Businesses play a losing game of catch-up when it comes to email correspondence. That’s a major cause of frustration and lost productivity. The average professional devotes about 25 percent of each work day to email. The constant chore typically takes two and a half hours. The good news is that doing it with greater efficiency is a wonderful opportunity to maximize performance. Just take advantage of five of the most effective strategies to instantly increase daily productivity.
One of the best ways to gain the upper hand is to take action in one of four distinct ways. Each time an email is received, either 1) delete it, 2) reply to it, 3) delegate it and immediately forward it to that delegated person, or 4) archive it to a folder to review and respond later. But don’t let any emails linger, unread or not acted upon. They simply pile up to make acting on them more time consuming.
When writing an email, keep it simple and to a single paragraph, otherwise it turns into a reading assignment. If it happens to be a necessary reading assignment, make the email itself only 2-3 sentences long and attach a document containing the longer content that needs to be read and reviewed. Then the recipient can download it to deal with later, versus making that lengthy task part of email management.

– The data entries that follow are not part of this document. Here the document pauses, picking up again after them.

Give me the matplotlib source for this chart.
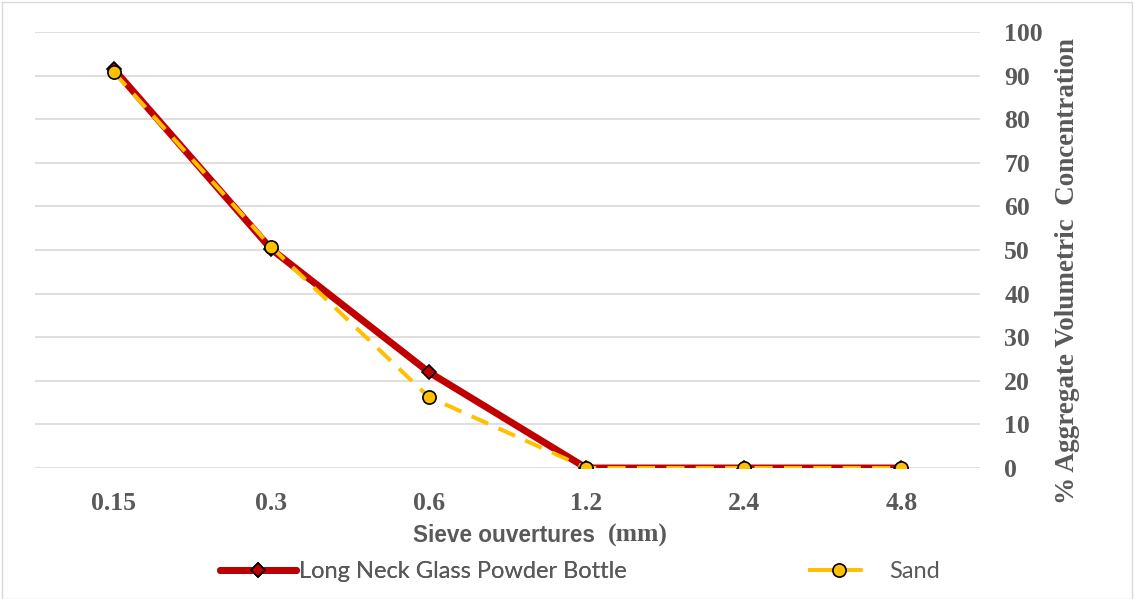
import numpy as np
import matplotlib.pyplot as plt
from matplotlib.lines import Line2D
from matplotlib.patches import Rectangle

# Données
sieves = ["0.15", "0.3", "0.6", "1.2", "2.4", "4.8"]
glass = [91.5, 50.2, 22.0, 0, 0, 0]
sand = [90.8, 50.7, 16.3, 0, 0, 0]

W, H = 1134, 599
fig = plt.figure(figsize=(W / 100, H / 100), dpi=100)
ax = fig.add_axes([35/W, 1 - 468/H, 945/W, 436/H])

x = np.arange(len(sieves))
l1, = ax.plot(x, glass, color="#C00000", lw=5, marker="D", markersize=7.5,
              markerfacecolor="#C00000", markeredgecolor="black", markeredgewidth=1.2,
              zorder=3, solid_capstyle="round")
ax.plot(x, sand, color="#FFC000", lw=2.9, ls=(0, (4.5, 2.8)), marker="o", markersize=9.5,
        markerfacecolor="#FFC000", markeredgecolor="black", markeredgewidth=1.2,
        zorder=4)

ax.set_xlim(-0.5, len(sieves) - 0.5)
ax.set_ylim(0, 100)
ax.set_yticks(range(0, 101, 10))
ax.set_xticks(x)
ax.set_xticklabels(sieves)
ax.yaxis.tick_right()
ax.grid(axis="y", color="#D9D9D9", lw=1.2)
ax.set_axisbelow(True)
for s in ax.spines.values():
    s.set_visible(False)
ax.tick_params(length=0, colors="#595959")
ax.tick_params(axis="y", pad=17.5)
ax.tick_params(axis="x", pad=17)
for lab in ax.get_xticklabels() + ax.get_yticklabels():
    lab.set_fontfamily("Liberation Serif")
    lab.set_fontweight("bold")
    lab.set_fontsize(18.5)

# titre axe y (à droite)
fig.text(1068/W, 1 - 271/H, "% Aggregate Volumetric  Concentration", rotation=90,
         ha="center", va="center", fontsize=19.5, fontweight="bold",
         family="Liberation Serif", color="#595959")

# titre axe x : partie sans-serif + "(mm)" en serif
fig.text(595/W, 1 - 535/H, "Sieve ouvertures", ha="right", va="center",
         fontsize=16.3, fontweight="bold", family="Liberation Sans", color="#595959")
fig.text(608/W, 1 - 535/H, "(mm)", ha="left", va="center",
         fontsize=18.5, fontweight="bold", family="Liberation Serif", color="#595959")

# légendes
sand_handle = Line2D([], [], color="#FFC000", lw=2.9, ls=(0, (6, 1.6)), marker="o",
                     markersize=9.5, markerfacecolor="#FFC000", markeredgecolor="black",
                     markeredgewidth=1.2)
leg1 = fig.legend([l1], ["Long Neck Glass Powder Bottle"], loc="center left",
                  bbox_to_anchor=(220/W, 1 - 572/H), frameon=False, borderpad=0,
                  borderaxespad=0, handlelength=3.2, handletextpad=0.15,
                  prop={"family": "Lato", "size": 17})
leg2 = fig.legend([sand_handle], ["Sand"], loc="center left",
                  bbox_to_anchor=(808/W, 1 - 572/H), frameon=False, borderpad=0,
                  borderaxespad=0, handlelength=2.6, handletextpad=0.85,
                  prop={"family": "Lato", "size": 17})
fig.add_artist(leg1)
for lg in (leg1, leg2):
    for t in lg.get_texts():
        t.set_color("#595959")

fig.patches.append(Rectangle((0.002, 0.0), 0.996, 0.996, transform=fig.transFigure,
                             fill=False, edgecolor="#D9D9D9", lw=1))

fig.savefig("out.png", dpi=100)
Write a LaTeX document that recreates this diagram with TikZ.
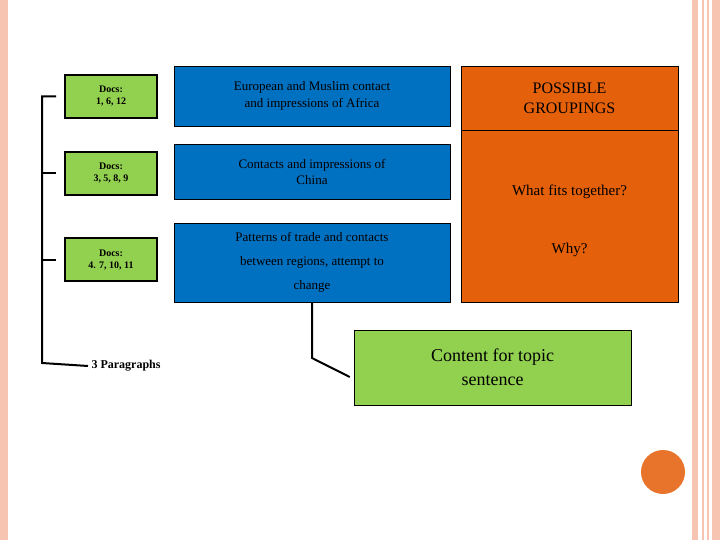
\documentclass[tikz,border=0pt]{standalone}
\usepackage{fontspec}
\setmainfont{Liberation Serif}
\begin{document}
\begin{tikzpicture}[x=1pt,y=-1pt,
 docs/.style={draw=black,line width=2pt,fill=docgreen,font=\bfseries\fontsize{10}{12}\selectfont,align=center,inner sep=0},
 blue/.style={draw=black,line width=0.5pt,fill=topicblue,font=\fontsize{13}{17}\selectfont,align=center,inner sep=0},
 br/.style={line width=2pt}]
\definecolor{docgreen}{RGB}{146,208,80}
\definecolor{topicblue}{RGB}{0,112,192}
\definecolor{orng}{RGB}{228,96,10}
\definecolor{pinkd}{RGB}{248,196,178}
\useasboundingbox (0,0) rectangle (720,540);
\fill[pinkd] (0,0) rectangle (8,540);
\fill[pinkd] (692,0) rectangle (698,540);
\fill[pinkd] (702,0) rectangle (704,540);
\fill[pinkd] (707,0) rectangle (720,540);
\fill[white] (709,0) rectangle (712,540);
\fill[orng!80!pinkd] (663,472) circle (22);
\node[docs,minimum width=92,minimum height=43] (d1) at (111,96.5) {Docs:\\1, 6, 12};
\node[docs,minimum width=92,minimum height=43] (d2) at (111,173.5) {Docs:\\3, 5, 8, 9};
\node[docs,minimum width=92,minimum height=43] (d3) at (111,259.5) {Docs:\\4. 7, 10, 11};
\node[blue,minimum width=276,minimum height=60,align=center] (b1) at (312,96) {European and Muslim contact\\and impressions of Africa};
\node[blue,minimum width=276,minimum height=55,anchor=north,text height=10pt] (b2) at (312,144) {};
\node at (312,172) [font=\fontsize{13}{16}\selectfont,align=center] {Contacts and impressions of\\China};
\node[blue,minimum width=276,minimum height=79] (b3) at (312,262.5) {};
\node at (312,262.5) [font=\fontsize{13}{24}\selectfont,align=center] {Patterns of trade and contacts\\between regions, attempt to\\change};
\fill[orng,draw=black,line width=0.5pt] (461,66) rectangle (678,302);
\node[draw=black,line width=0.5pt,minimum width=217,minimum height=64,inner sep=0,font=\fontsize{16}{20}\selectfont,align=center] (pg) at (569.5,98) {POSSIBLE\\GROUPINGS};
\node[font=\fontsize{15}{18}\selectfont] (wf) at (569.5,192) {What fits together?};
\node[font=\fontsize{15}{18}\selectfont] (why) at (569.5,250) {Why?};
\node[draw=black,line width=0.5pt,fill=docgreen,minimum width=277,minimum height=75,inner sep=0,font=\fontsize{18}{24}\selectfont,align=center] (ct) at (492.5,367.5) {Content for topic\\sentence};
\node[font=\bfseries\fontsize{12}{14}\selectfont,anchor=west] (tp) at (88,366) {3 Paragraphs};
\draw[br] ([xshift=-8]d1.west) -- (42,96.5) -- (42,363) -- (tp.west);
\draw[br] ([xshift=-8]d2.west) -- (42,173.5);
\draw[br] ([xshift=-8]d3.west) -- (42,259.5);
\draw[br] (b3.south) -- (312,358) -- ([xshift=-4,yshift=-9.5]ct.west);
\end{tikzpicture}
\end{document}
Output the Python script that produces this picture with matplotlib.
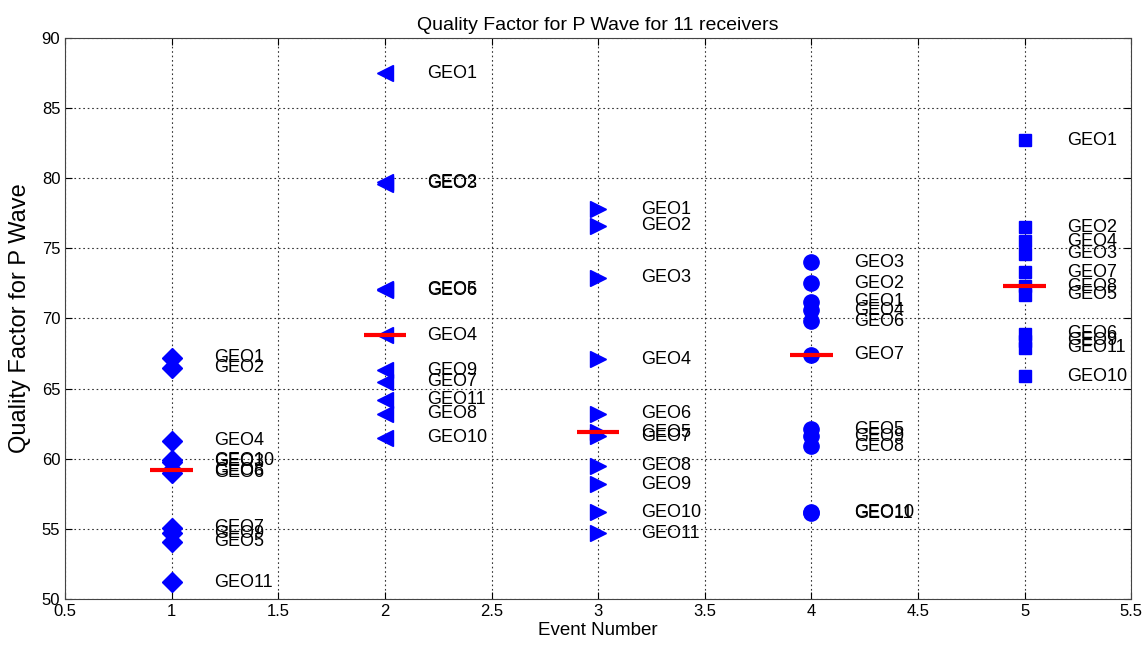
import numpy as np
import matplotlib.pyplot as plt

plt.rcParams['font.family'] = ['Liberation Sans', 'DejaVu Sans']

receivers = ["GEO%d" % i for i in range(1, 12)]
events = [1, 2, 3, 4, 5]

# Q factor per receiver (GEO1..GEO11) for each event
q_event1 = [67.2, 66.5, 59.8, 61.3, 54.1, 59.0, 55.1, 59.2, 54.7, 59.9, 51.2]
q_event2 = [87.5, 79.7, 79.6, 68.8, 72.1, 72.0, 65.5, 63.2, 66.3, 61.5, 64.2]
q_event3 = [77.8, 76.6, 72.9, 67.1, 61.9, 63.2, 61.6, 59.5, 58.2, 56.2, 54.7]
q_event4 = [71.2, 72.5, 74.0, 70.6, 62.1, 69.8, 67.4, 60.9, 61.6, 56.2, 56.1]
q_event5 = [82.7, 76.5, 74.6, 75.5, 71.7, 68.9, 73.3, 72.3, 68.4, 65.9, 67.9]

q_all = [q_event1, q_event2, q_event3, q_event4, q_event5]
markers = ['D', '<', '>', 'o', 's']
msizes = [10, 12, 12, 11, 9]

xticks = [0.5, 1, 1.5, 2, 2.5, 3, 3.5, 4, 4.5, 5, 5.5]
xticklabels = ["0.5", "1", "1.5", "2", "2.5", "3", "3.5", "4", "4.5", "5", "5.5"]
yticks = [50, 55, 60, 65, 70, 75, 80, 85, 90]

fig = plt.figure(figsize=(11.43, 6.54), dpi=100)
ax = fig.add_axes((0.057, 0.084, 0.9326, 0.858))

for ev, vals, m, ms in zip(events, q_all, markers, msizes):
    ax.plot([ev] * len(vals), vals, linestyle='none', marker=m, markersize=ms,
            color='#0000ff', markeredgecolor='#0000ff', zorder=3)
    for name, v in zip(receivers, vals):
        ax.text(ev + 0.2, v, name, fontsize=13, va='center', ha='left')
    # median marker for the event
    med = np.median(vals)
    ax.hlines(med, ev - 0.1, ev + 0.1, color='#ff0000', linewidth=3, zorder=4)

ax.set_xlim(0.5, 5.5)
ax.set_ylim(50, 90)
ax.set_xticks(xticks)
ax.set_xticklabels(xticklabels)
ax.set_yticks(yticks)
ax.tick_params(direction='in', labelsize=12, length=5, top=True, right=True)
ax.grid(True, linestyle=(0, (1.5, 2.5)), color='#333333', linewidth=0.8)
for sp in ax.spines.values():
    sp.set_color('#444444')

ax.set_title("Quality Factor for P Wave for 11 receivers", fontsize=14)
ax.set_xlabel("Event Number", fontsize=13.5, labelpad=2)
ax.set_ylabel("Quality Factor for P Wave", fontsize=17, labelpad=8)

fig.savefig("out.png", dpi=100)
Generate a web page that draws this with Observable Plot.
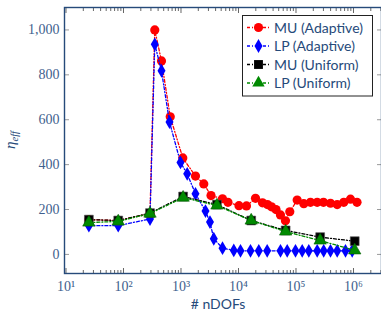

If communication is urgent, email is not optimal. Use an internal messaging app or pick up the phone. In far less time than it takes to compose and send an email and then read the response, most urgent questions can be answered face to face or on the phone. Keep in mind that when use of email is minimized, the number of emails received each day are also minimized. That solves one of the fundamental challenges related to inefficient email correspondence.
Pay attention to subject line usage to help prioritize and communicate. In a subject line it’s possible to say a lot, if it is crafted effectively. If it’s possible to say what needs to be said in a sentence, then put a short sentence in the subject line. Both the sender and the recipient will see at a glance what it’s all about, without having to even open the email.
Experts recommend checking email at fixed and scheduled intervals, like once per hour versus every 15 minutes. One reason, as reported by Business Insider, is that checking email disrupts productivity. Researchers discovered that it only takes the average person six seconds to check an email. But it can take almost half an hour to get back to a state of full productivity after that few seconds of interruption. Emails take readers of email out of their peak performance zone. Stay in the zone and check email later, to be more productive.
Many CEOs set aside an hour each morning to attack their email, so it doesn’t interfere with the rest of the day. They also avoid email in the evening, for a better night’s sleep. After all, everyone is more productive when well rested.